*What the task requires*.
Gather every line of the entries that includes the word "this".

Some records
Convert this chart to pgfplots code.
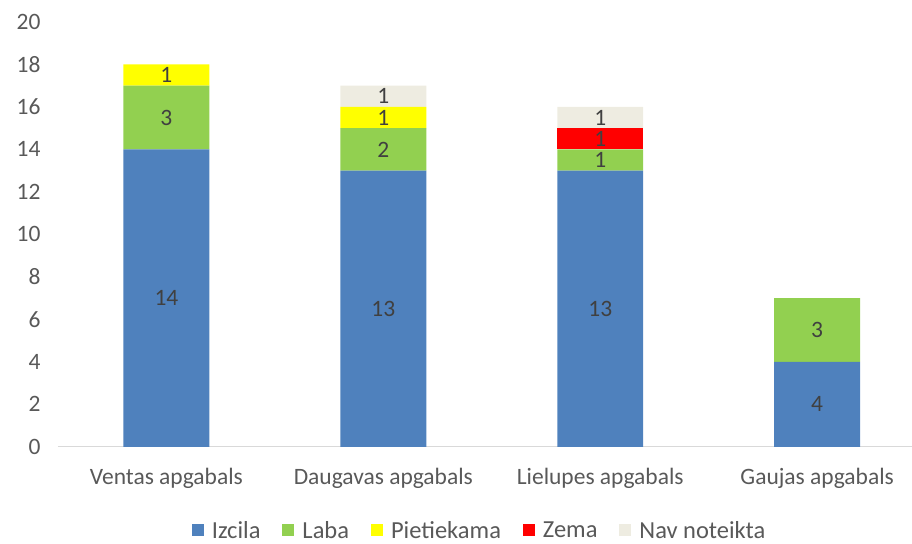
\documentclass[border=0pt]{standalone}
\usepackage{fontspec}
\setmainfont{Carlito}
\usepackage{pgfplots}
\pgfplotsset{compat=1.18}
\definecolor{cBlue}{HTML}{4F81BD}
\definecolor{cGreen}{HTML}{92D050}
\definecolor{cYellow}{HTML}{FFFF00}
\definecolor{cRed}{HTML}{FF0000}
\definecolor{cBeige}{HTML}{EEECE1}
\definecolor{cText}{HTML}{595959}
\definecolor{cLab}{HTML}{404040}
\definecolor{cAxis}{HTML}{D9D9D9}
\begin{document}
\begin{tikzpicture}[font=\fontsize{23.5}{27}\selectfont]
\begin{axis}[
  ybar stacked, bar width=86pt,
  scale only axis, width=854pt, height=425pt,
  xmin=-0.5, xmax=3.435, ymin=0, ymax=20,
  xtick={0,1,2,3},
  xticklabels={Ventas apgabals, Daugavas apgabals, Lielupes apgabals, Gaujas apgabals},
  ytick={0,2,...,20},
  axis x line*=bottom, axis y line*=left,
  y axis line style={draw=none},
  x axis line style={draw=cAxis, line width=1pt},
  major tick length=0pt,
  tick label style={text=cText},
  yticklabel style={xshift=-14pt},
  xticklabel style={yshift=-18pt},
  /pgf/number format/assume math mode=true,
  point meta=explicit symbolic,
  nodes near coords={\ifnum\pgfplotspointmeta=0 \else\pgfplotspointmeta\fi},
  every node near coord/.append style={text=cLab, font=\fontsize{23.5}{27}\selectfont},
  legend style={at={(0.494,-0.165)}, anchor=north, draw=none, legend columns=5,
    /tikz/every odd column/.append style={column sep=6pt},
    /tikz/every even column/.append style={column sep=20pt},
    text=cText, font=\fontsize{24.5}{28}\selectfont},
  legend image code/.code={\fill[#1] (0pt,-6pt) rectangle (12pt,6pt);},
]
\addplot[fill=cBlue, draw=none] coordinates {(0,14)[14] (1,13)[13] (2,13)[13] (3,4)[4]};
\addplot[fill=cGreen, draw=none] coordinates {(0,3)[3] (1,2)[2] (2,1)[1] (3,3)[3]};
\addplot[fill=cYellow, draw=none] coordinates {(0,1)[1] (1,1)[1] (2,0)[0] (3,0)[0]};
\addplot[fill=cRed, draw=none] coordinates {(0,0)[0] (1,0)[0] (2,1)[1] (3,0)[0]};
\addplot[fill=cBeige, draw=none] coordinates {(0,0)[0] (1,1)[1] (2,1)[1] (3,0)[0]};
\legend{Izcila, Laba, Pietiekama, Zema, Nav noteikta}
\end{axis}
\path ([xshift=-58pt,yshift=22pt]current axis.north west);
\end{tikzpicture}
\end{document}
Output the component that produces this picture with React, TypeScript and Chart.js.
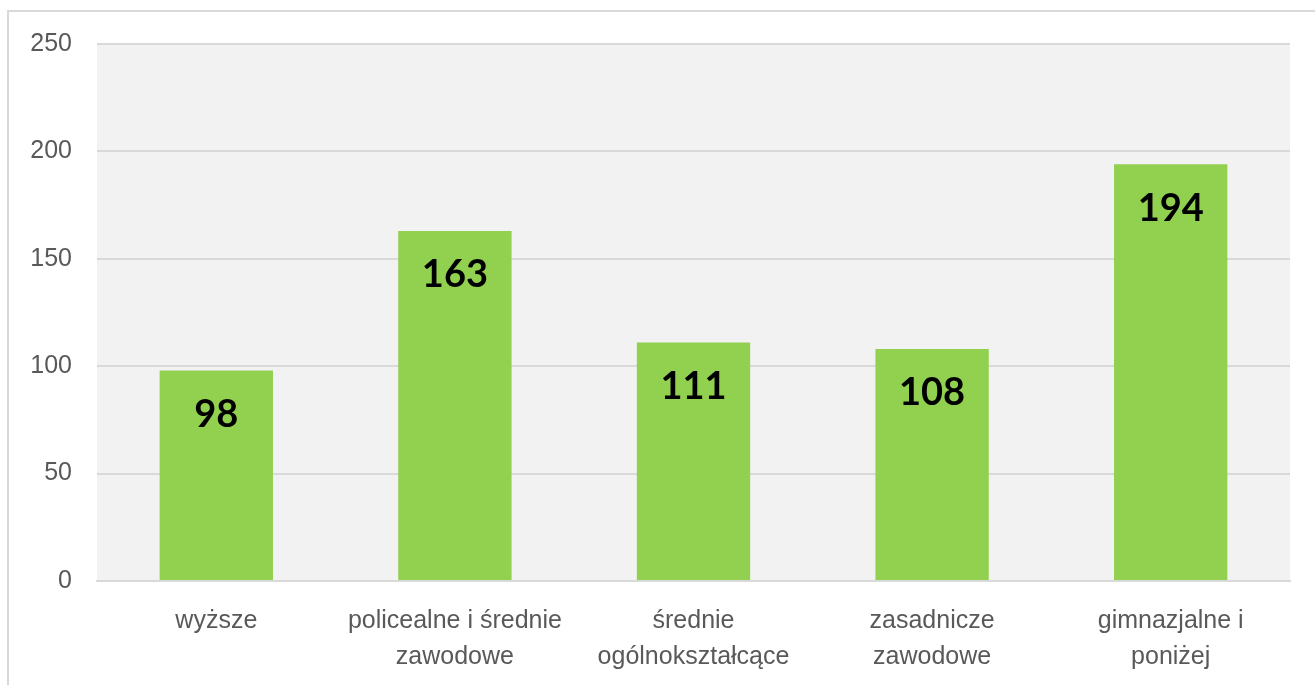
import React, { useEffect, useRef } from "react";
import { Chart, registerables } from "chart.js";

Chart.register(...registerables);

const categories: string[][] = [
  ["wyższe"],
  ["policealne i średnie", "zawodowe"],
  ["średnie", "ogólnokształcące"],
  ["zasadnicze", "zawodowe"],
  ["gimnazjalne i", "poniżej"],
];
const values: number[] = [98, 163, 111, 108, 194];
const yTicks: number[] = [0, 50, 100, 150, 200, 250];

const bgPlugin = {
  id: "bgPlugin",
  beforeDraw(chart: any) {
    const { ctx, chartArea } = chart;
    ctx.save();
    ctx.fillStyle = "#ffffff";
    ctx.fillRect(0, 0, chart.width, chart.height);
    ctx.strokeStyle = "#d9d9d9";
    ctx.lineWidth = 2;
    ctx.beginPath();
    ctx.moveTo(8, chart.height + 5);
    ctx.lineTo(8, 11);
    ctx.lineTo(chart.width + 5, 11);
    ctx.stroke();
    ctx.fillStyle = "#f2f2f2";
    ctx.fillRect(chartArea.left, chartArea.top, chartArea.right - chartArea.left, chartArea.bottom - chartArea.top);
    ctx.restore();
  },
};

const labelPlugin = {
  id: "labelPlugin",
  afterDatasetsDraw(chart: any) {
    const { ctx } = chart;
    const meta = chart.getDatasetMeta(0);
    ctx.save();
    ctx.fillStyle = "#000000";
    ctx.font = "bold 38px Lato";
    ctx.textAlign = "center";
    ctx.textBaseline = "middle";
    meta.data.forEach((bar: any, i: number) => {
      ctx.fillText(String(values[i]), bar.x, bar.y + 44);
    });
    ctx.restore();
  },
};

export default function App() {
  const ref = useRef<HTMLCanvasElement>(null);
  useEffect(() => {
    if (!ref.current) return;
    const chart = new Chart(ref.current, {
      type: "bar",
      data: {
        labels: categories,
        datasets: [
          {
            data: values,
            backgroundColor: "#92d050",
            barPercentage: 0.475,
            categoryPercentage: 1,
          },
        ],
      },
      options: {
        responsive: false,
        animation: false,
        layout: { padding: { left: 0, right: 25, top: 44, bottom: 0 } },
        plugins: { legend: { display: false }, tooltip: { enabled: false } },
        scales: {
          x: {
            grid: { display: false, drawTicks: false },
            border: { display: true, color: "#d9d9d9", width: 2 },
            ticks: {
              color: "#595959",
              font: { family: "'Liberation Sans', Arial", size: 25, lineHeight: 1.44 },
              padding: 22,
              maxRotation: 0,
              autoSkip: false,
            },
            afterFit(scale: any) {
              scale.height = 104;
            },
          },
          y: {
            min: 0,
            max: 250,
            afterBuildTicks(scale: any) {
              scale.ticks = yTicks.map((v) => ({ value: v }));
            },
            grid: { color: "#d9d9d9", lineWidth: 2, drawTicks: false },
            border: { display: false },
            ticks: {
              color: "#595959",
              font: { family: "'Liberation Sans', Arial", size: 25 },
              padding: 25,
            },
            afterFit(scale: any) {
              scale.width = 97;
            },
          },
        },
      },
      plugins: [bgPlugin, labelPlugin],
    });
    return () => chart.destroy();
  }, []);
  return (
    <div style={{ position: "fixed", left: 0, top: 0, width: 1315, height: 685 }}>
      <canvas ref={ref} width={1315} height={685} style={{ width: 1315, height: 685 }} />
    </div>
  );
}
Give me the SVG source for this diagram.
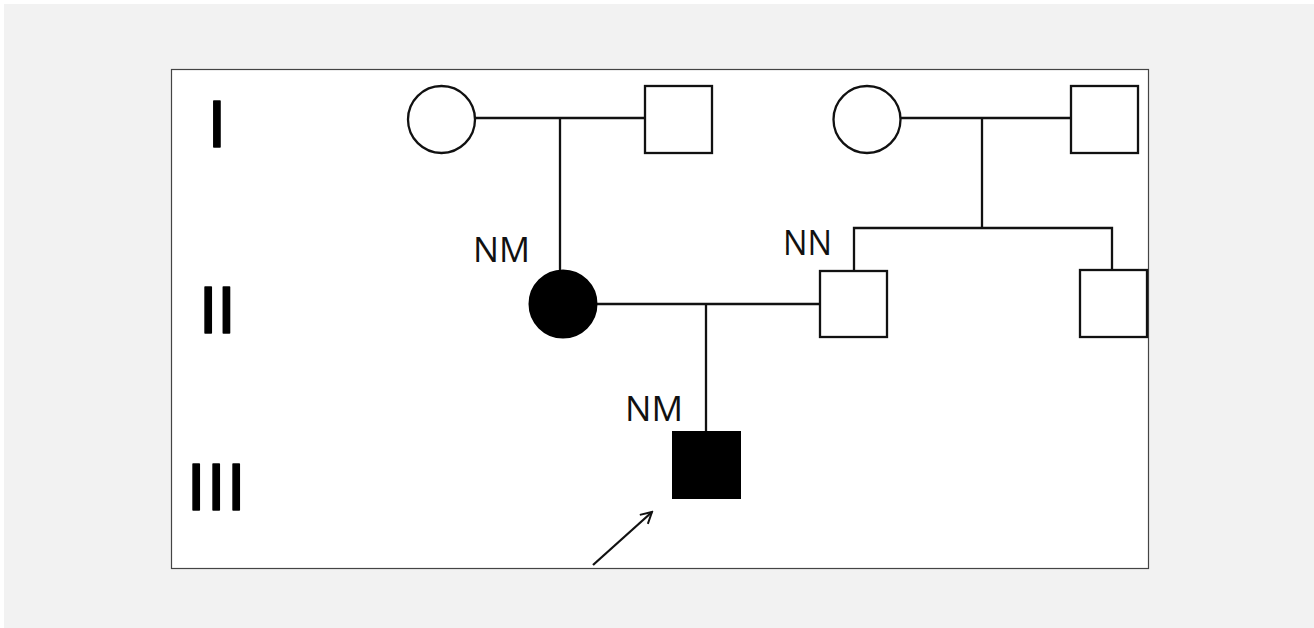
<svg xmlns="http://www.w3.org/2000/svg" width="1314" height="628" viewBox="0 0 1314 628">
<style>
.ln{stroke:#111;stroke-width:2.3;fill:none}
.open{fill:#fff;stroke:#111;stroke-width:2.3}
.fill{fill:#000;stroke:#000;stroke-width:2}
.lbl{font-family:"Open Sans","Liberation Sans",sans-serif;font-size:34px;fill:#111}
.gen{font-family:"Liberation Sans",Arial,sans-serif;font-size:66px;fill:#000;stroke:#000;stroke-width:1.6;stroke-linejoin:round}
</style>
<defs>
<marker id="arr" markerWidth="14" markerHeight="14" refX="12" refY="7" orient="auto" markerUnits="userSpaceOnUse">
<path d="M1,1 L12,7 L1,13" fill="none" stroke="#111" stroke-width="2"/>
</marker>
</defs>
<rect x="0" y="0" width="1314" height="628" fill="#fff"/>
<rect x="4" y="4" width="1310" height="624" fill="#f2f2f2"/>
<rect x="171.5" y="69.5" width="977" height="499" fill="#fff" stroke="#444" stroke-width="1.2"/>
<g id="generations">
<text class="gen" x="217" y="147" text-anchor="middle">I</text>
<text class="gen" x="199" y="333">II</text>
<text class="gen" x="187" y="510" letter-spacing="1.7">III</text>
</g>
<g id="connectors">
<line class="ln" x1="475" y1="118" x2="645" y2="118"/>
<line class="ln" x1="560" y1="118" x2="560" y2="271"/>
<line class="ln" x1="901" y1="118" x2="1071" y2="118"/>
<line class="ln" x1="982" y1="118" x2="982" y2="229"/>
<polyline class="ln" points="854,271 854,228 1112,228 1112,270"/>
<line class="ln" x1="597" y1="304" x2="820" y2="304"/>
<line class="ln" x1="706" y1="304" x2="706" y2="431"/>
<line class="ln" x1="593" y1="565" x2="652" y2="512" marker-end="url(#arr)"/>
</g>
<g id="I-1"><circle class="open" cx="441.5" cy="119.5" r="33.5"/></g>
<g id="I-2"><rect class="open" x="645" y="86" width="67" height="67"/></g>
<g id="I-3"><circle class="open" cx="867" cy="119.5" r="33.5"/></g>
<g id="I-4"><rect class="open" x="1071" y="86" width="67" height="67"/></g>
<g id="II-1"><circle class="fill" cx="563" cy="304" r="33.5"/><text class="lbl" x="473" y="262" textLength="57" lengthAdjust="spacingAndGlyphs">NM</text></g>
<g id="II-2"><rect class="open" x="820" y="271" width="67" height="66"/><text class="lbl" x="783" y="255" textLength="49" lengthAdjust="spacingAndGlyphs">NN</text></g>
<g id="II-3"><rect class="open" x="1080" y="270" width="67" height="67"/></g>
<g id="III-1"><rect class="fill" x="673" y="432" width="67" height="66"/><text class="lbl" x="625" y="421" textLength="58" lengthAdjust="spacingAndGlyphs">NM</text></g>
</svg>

*Written reply*.
Convert this chart to pgfplots code.
Output the component that produces this picture with React, TypeScript and Chart.js.
Give me the SVG source for this diagram.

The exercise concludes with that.